Paul shares his tips on how to walk your pig

As part of a summer series to My NDFB Life, we will be experiencing 4-H through the eyes of 15-year-old Paul Hanebutt. Paul is the son of Pete Hanebutt, NDFB Director of Public Policy. Throughout the summer, we will learn about the joys, struggles and rewards of being involved in 4-H. This is Paul’s fourth post. Read his previous post here.

An important part of a 4-H summer is exercising the pigs. While exercising, I train them to walk just like in the show ring. Exercising keeps the animals healthy and gives them some freedom outside of their pen. It often takes a while for the pigs to get used to the grass and new surroundings outside their pen, but once they get used to it, they love it.

The first time I take the pigs out of their pens and onto the grass they are somewhat nervous and timid. A key point, though, is to be patient and gentle with them, as it is their first time being away from the safety of their pen. It is similar to how a preschooler is going to school for the first time and being away from his or her family for part of the day. When the pigs finally get onto the grass, they are still nervous but are exploring all the new things it offers. By the end of their first time out they are used to the new area.

After several times out of the pen, the pigs begin to love the grass and being outside of the pen. When I open the gate to let them out they often race out of the pen, but they run back to me after their run is done. It’s just like how a bucking bull immediately starts bucking when the rider nods his head and the gate opens or how an excited kid runs around at recess.

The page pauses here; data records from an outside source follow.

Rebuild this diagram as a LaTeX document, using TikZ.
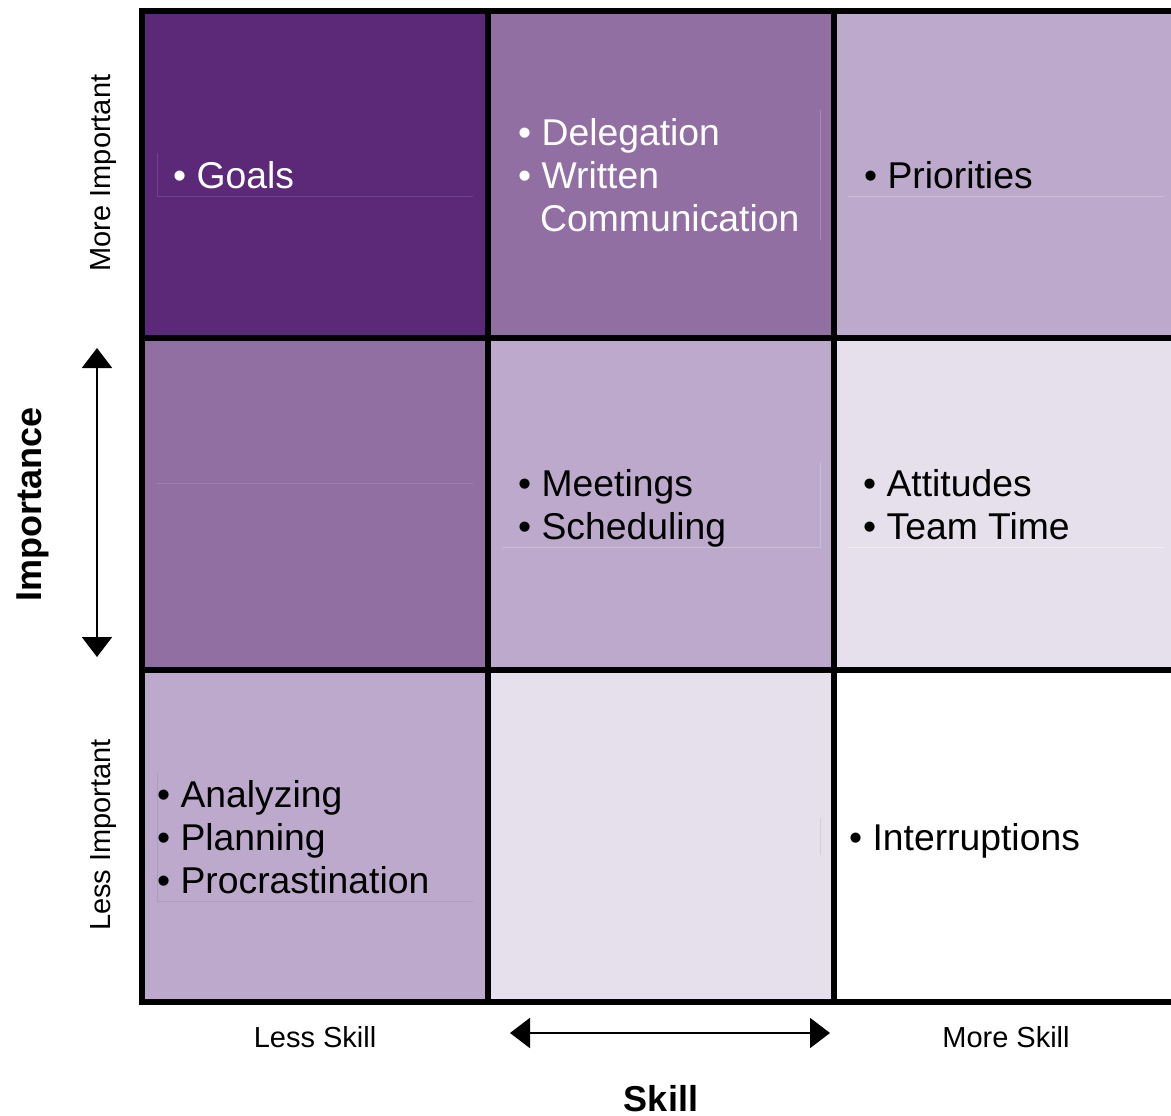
\documentclass[tikz,border=0pt]{standalone}
\usepackage{fontspec}
\setmainfont{Liberation Sans}
\usetikzlibrary{arrows.meta}
\definecolor{cDark}{HTML}{5C2878}
\definecolor{cMed}{HTML}{926FA3}
\definecolor{cLight}{HTML}{BCA9CB}
\definecolor{cPale}{HTML}{E5E0EB}
\begin{document}
\begin{tikzpicture}[x=1pt,y=-1pt,
  cell/.style={draw=none,inner sep=0pt,outer sep=0pt,minimum width=#1},
  item/.style={anchor=base west,inner sep=0pt,font=\fontsize{37.3}{43}\selectfont},
  axlab/.style={anchor=base,inner sep=0pt,font=\fontsize{29}{33}\selectfont},
  axtitle/.style={anchor=base,inner sep=0pt,font=\fontsize{36}{40}\selectfont\bfseries},
  grid/.style={line width=6pt,black},
  faint/.style={line width=0.6pt},
  axarrow/.style={line width=2pt,{Triangle[length=20pt,width=30pt]}-{Triangle[length=20pt,width=30pt]}}]
\useasboundingbox (0,0) rectangle (1171,1116);
% cells
\node[cell=346pt,minimum height=327pt,fill=cDark] (c11) at (315,174.5) {};
\node[cell=346pt,minimum height=327pt,fill=cMed] (c12) at (661,174.5) {};
\node[cell=337pt,minimum height=327pt,fill=cLight] (c13) at (1002.5,174.5) {};
\node[cell=346pt,minimum height=332pt,fill=cMed] (c21) at (315,504) {};
\node[cell=346pt,minimum height=332pt,fill=cLight] (c22) at (661,504) {};
\node[cell=337pt,minimum height=332pt,fill=cPale] (c23) at (1002.5,504) {};
\node[cell=346pt,minimum height=332pt,fill=cLight] (c31) at (315,836) {};
\node[cell=346pt,minimum height=332pt,fill=cPale] (c32) at (661,836) {};
\node[cell=337pt,minimum height=332pt,fill=white] (c33) at (1002.5,836) {};
% faint text-box outlines
\draw[faint,draw=cDark!88!white] (157,153) -- (157,196) -- (473,196);
\draw[faint,draw=cMed!82!white] (820,110) -- (820,240);
\draw[faint,draw=cLight!75!white] (848,196) -- (1164,196);
\draw[faint,draw=cMed!88!white] (157,483) -- (473,483);
\draw[faint,draw=cLight!75!white] (820,462) -- (820,547) -- (503,547);
\draw[faint,draw=cPale!60!white] (848,547) -- (1164,547);
\draw[faint,draw=cLight!92!black] (157,773) -- (157,901) -- (473,901);
\draw[faint,draw=cPale!92!black] (820,818) -- (820,855);
% grid lines
\draw[grid] (1171,11) -- (142,11) -- (142,1002) -- (1171,1002);
\draw[grid] (142,338) -- (1171,338);
\draw[grid] (142,670) -- (1171,670);
\draw[grid] (488,11) -- (488,1002);
\draw[grid] (834,11) -- (834,1002);
% cell texts
\node[item,text=white] (t11) at (173,188) {• Goals};
\node[item,text=white] (t12a) at (518,145) {• Delegation};
\node[item,text=white] (t12b) at (518,188) {• Written};
\node[item,text=white] (t12c) at (540,231) {Communication};
\node[item] (t13) at (864,188) {• Priorities};
\node[item] (t22a) at (518,496) {• Meetings};
\node[item] (t22b) at (518,539) {• Scheduling};
\node[item] (t23a) at (863,496) {• Attitudes};
\node[item] (t23b) at (863,539) {• Team Time};
\node[item] (t31a) at (157,807) {• Analyzing};
\node[item] (t31b) at (157,850) {• Planning};
\node[item] (t31c) at (157,893) {• Procrastination};
\node[item] (t33) at (849,850) {• Interruptions};
% axis labels
\node[axlab,rotate=90] (more) at (110,173) {More Important};
\node[axlab,rotate=90] (less) at (110,835) {Less Important};
\node[axtitle,rotate=90] (imp) at (41,504) {Importance};
\node[axlab] (lskill) at (315,1047) {Less Skill};
\node[axlab] (mskill) at (1006,1047) {More Skill};
\node[axtitle] (skill) at (661,1111) {Skill};
% arrows
\coordinate (vtop) at (97,348);
\coordinate (vbot) at (97,657);
\coordinate (hl) at (510,1033);
\coordinate (hr) at (830,1033);
\draw[axarrow] (vtop) -- (vbot);
\draw[axarrow] (hl) -- (hr);
\end{tikzpicture}
\end{document}
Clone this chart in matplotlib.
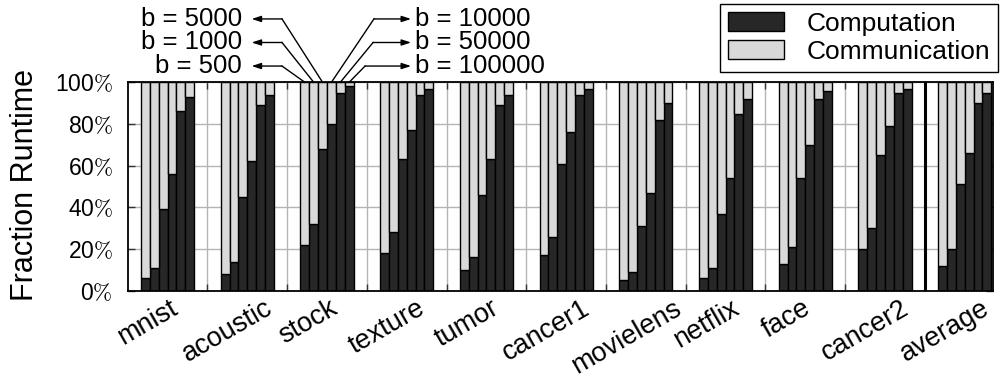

Paul & Jimmy getting ready to show

The important aspect of training is to get them to walk just like they would in the show ring. As the pigs get used to their surroundings I start to train them to walk with their heads up and to walk where I want them to go. I teach them to walk with their heads up by lightly tapping them. We use a show stick to tap them to get them to move. Throughout the summer they respond to the taps a lot more responsively and quickly.

As the middle of summer is approaching us, most of my evenings involve walking and training the pigs. It is important to walk them at cooler times of the day. They are still learning and are used to being walked by now. When it gets closer to fair time, I will work more on showmanship and looking at the judge, as it is a very important part of showing. This is something I’m always looking to improve on because you can always learn something new with it.